- [WHAT YOU SHOULD DO]: Review the material and extract every line in which the word "chart" occurs.

- [DATASET SECTION]:
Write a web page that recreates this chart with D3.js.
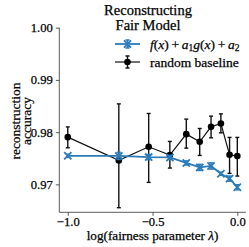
<!DOCTYPE html>
<html>
<head>
<meta charset="utf-8">
<script src="https://cdn.jsdelivr.net/npm/d3@7"></script>
<style>
  body { margin: 0; background: #fff; }
  text { font-family: "Liberation Serif", "Times New Roman", "DejaVu Serif", serif; fill: #000; stroke: #000; stroke-width: 0.25px; }
</style>
</head>
<body>
<div id="chart"></div>
<script>
// fairness parameter lambda, plotted as log10
var lambdas = [0.1, 0.2, 0.3, 0.4, 0.5, 0.6, 0.7, 0.8, 0.9, 1.0];
// reconstruction accuracy of f(x) + a1 g(x) + a2
var fitMean = [0.97547, 0.97545, 0.97522, 0.97516, 0.97410, 0.97325, 0.97352, 0.97203, 0.97110, 0.96945];
var fitErr = [0.0003, 0.0007, 0.0005, 0.0004, 0.0004, 0.0006, 0.0006, 0.0003, 0.0005, 0.0005];
// random baseline
var baseMean = [0.97904, 0.97459, 0.97719, 0.97560, 0.97962, 0.97815, 0.98101, 0.98166, 0.97566, 0.97541];
var baseLow = [0.97700, 0.96553, 0.97038, 0.97312, 0.97694, 0.97554, 0.97891, 0.97987, 0.97210, 0.97159];
var baseHigh = [0.98100, 0.98541, 0.98357, 0.97822, 0.98249, 0.98070, 0.98306, 0.98350, 0.97899, 0.97899];
var xTicks = [-1.0, -0.5, 0.0];
var yTicks = [0.97, 0.98, 0.99, 1.00];

var W = 249, H = 247;
var margin = { top: 27.7, right: 3.2, bottom: 34.7, left: 59.3 };
var blue = "#2b7bba";

var svg = d3.select("#chart").append("svg")
  .attr("width", W)
  .attr("height", H);

var x = d3.scaleLinear().domain([-1.05, 0.05]).range([margin.left, W - margin.right]);
var y = d3.scaleLinear().domain([0.96465, 1.0]).range([H - margin.bottom, margin.top]);

var fit = lambdas.map(function(l, i) {
  return { x: Math.log10(l), y: fitMean[i], lo: fitMean[i] - fitErr[i], hi: fitMean[i] + fitErr[i] };
});
var base = lambdas.map(function(l, i) {
  return { x: Math.log10(l), y: baseMean[i], lo: baseLow[i], hi: baseHigh[i] };
});

// axes
var xAxis = d3.axisBottom(x).tickValues(xTicks).tickSize(3.5).tickPadding(1)
  .tickFormat(function(d) { return d3.format(".1f")(d).replace("-", "\u2212"); });
var yAxis = d3.axisLeft(y).tickValues(yTicks).tickSize(3.5).tickPadding(3)
  .tickFormat(d3.format(".2f"));

var gx = svg.append("g")
  .attr("transform", "translate(0," + (H - margin.bottom) + ")")
  .call(xAxis);
var gy = svg.append("g")
  .attr("transform", "translate(" + margin.left + ",0)")
  .call(yAxis);
[gx, gy].forEach(function(g) {
  g.attr("font-family", null);
  g.select(".domain").attr("stroke", "#333").attr("stroke-width", 0.8);
  g.selectAll(".tick line").attr("stroke", "#333").attr("stroke-width", 0.8);
  g.selectAll(".tick text").attr("font-size", 12.6).attr("fill", "#000");
});
gx.select(".domain").attr("d", "M" + margin.left + ",0H" + (W - margin.right));
gy.select(".domain").attr("d", "M0," + (H - margin.bottom) + "V" + margin.top);

function drawSeries(data, color, lw) {
  var g = svg.append("g");
  g.append("path")
    .datum(data)
    .attr("fill", "none")
    .attr("stroke", color)
    .attr("stroke-width", lw)
    .attr("d", d3.line().x(function(d) { return x(d.x); }).y(function(d) { return y(d.y); }));
  var eb = g.selectAll(".eb").data(data).enter().append("g");
  eb.append("line")
    .attr("x1", function(d) { return x(d.x); })
    .attr("x2", function(d) { return x(d.x); })
    .attr("y1", function(d) { return y(d.lo); })
    .attr("y2", function(d) { return y(d.hi); })
    .attr("stroke", color).attr("stroke-width", 1.4);
  ["lo", "hi"].forEach(function(k) {
    eb.append("line")
      .attr("x1", function(d) { return x(d.x) - 2; })
      .attr("x2", function(d) { return x(d.x) + 2; })
      .attr("y1", function(d) { return y(d[k]); })
      .attr("y2", function(d) { return y(d[k]); })
      .attr("stroke", color).attr("stroke-width", 1.4);
  });
  return g;
}

// random baseline
var gb = drawSeries(base, "#111", 1.2);
gb.selectAll("circle").data(base).enter().append("circle")
  .attr("cx", function(d) { return x(d.x); })
  .attr("cy", function(d) { return y(d.y); })
  .attr("r", 3.3)
  .attr("fill", "#000");

// f(x) + a1 g(x) + a2
var gf = drawSeries(fit, blue, 1.8);
gf.selectAll(".mk").data(fit).enter().append("path")
  .attr("d", function(d) {
    var cx = x(d.x), cy = y(d.y), s = 3.6;
    return "M" + (cx - s) + "," + (cy - s) + "L" + (cx + s) + "," + (cy + s) +
      "M" + (cx - s) + "," + (cy + s) + "L" + (cx + s) + "," + (cy - s);
  })
  .attr("stroke", blue)
  .attr("stroke-width", 1.8);

// title
svg.append("text").attr("x", 148).attr("y", 14.5).attr("text-anchor", "middle")
  .attr("font-size", 14.5).text("Reconstructing");
svg.append("text").attr("x", 148).attr("y", 29.5).attr("text-anchor", "middle")
  .attr("font-size", 14.5).text("Fair Model");

// axis labels
svg.append("text").attr("x", 152.5).attr("y", 240).attr("text-anchor", "middle")
  .attr("font-size", 13.2)
  .call(function(t) {
    t.append("tspan").text("log(fairness parameter ");
    t.append("tspan").attr("font-style", "italic").text("\u03bb");
    t.append("tspan").text(")");
  });
var yl = svg.append("g").attr("transform", "translate(20,121) rotate(-90)");
yl.append("text").attr("x", 0).attr("y", 0).attr("text-anchor", "middle")
  .attr("font-size", 13.5).text("reconstruction");
yl.append("text").attr("x", 0).attr("y", 10.5).attr("text-anchor", "middle")
  .attr("font-size", 13.5).text("accuracy");

// legend
var leg = svg.append("g");
var l1y = 44, l2y = 62, lx0 = 115, lx1 = 140;
leg.append("line").attr("x1", lx0).attr("x2", lx1).attr("y1", l1y).attr("y2", l1y)
  .attr("stroke", blue).attr("stroke-width", 1.8);
var mx = (lx0 + lx1) / 2;
leg.append("path")
  .attr("d", "M" + (mx - 3.6) + "," + (l1y - 3.6) + "L" + (mx + 3.6) + "," + (l1y + 3.6) +
    "M" + (mx - 3.6) + "," + (l1y + 3.6) + "L" + (mx + 3.6) + "," + (l1y - 3.6) +
    "M" + mx + "," + (l1y - 4) + "V" + (l1y + 4) +
    "M" + (mx - 2) + "," + (l1y - 4) + "H" + (mx + 2) +
    "M" + (mx - 2) + "," + (l1y + 4) + "H" + (mx + 2))
  .attr("stroke", blue).attr("stroke-width", 1.6).attr("fill", "none");
leg.append("line").attr("x1", lx0).attr("x2", lx1).attr("y1", l2y).attr("y2", l2y)
  .attr("stroke", "#111").attr("stroke-width", 1.2);
leg.append("path")
  .attr("d", "M" + mx + "," + (l2y - 6) + "V" + (l2y + 6) +
    "M" + (mx - 2) + "," + (l2y - 6) + "H" + (mx + 2) +
    "M" + (mx - 2) + "," + (l2y + 6) + "H" + (mx + 2))
  .attr("stroke", "#111").attr("stroke-width", 1.4);
leg.append("circle").attr("cx", mx).attr("cy", l2y).attr("r", 3.3).attr("fill", "#000");

var t1 = leg.append("text").attr("x", 150).attr("y", l1y + 4.5).attr("font-size", 13.5);
t1.append("tspan").attr("font-style", "italic").text("f");
t1.append("tspan").text("(");
t1.append("tspan").attr("font-style", "italic").text("x");
t1.append("tspan").text(")\u2009+\u2009");
t1.append("tspan").attr("font-style", "italic").text("a");
t1.append("tspan").attr("font-size", 9.5).attr("dy", 2.5).text("1");
t1.append("tspan").attr("font-style", "italic").attr("dy", -2.5).text("g");
t1.append("tspan").text("(");
t1.append("tspan").attr("font-style", "italic").text("x");
t1.append("tspan").text(")\u2009+\u2009");
t1.append("tspan").attr("font-style", "italic").text("a");
t1.append("tspan").attr("font-size", 9.5).attr("dy", 2.5).text("2");
leg.append("text").attr("x", 150).attr("y", l2y + 4.5).attr("font-size", 13.5)
  .text("random baseline");
</script>
</body>
</html>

- [ANSWER FOR THE TASK]:
Write a web page that recreates this chart with D3.js.
<div id="chart"></div>
var svg = d3.select("#chart").append("svg")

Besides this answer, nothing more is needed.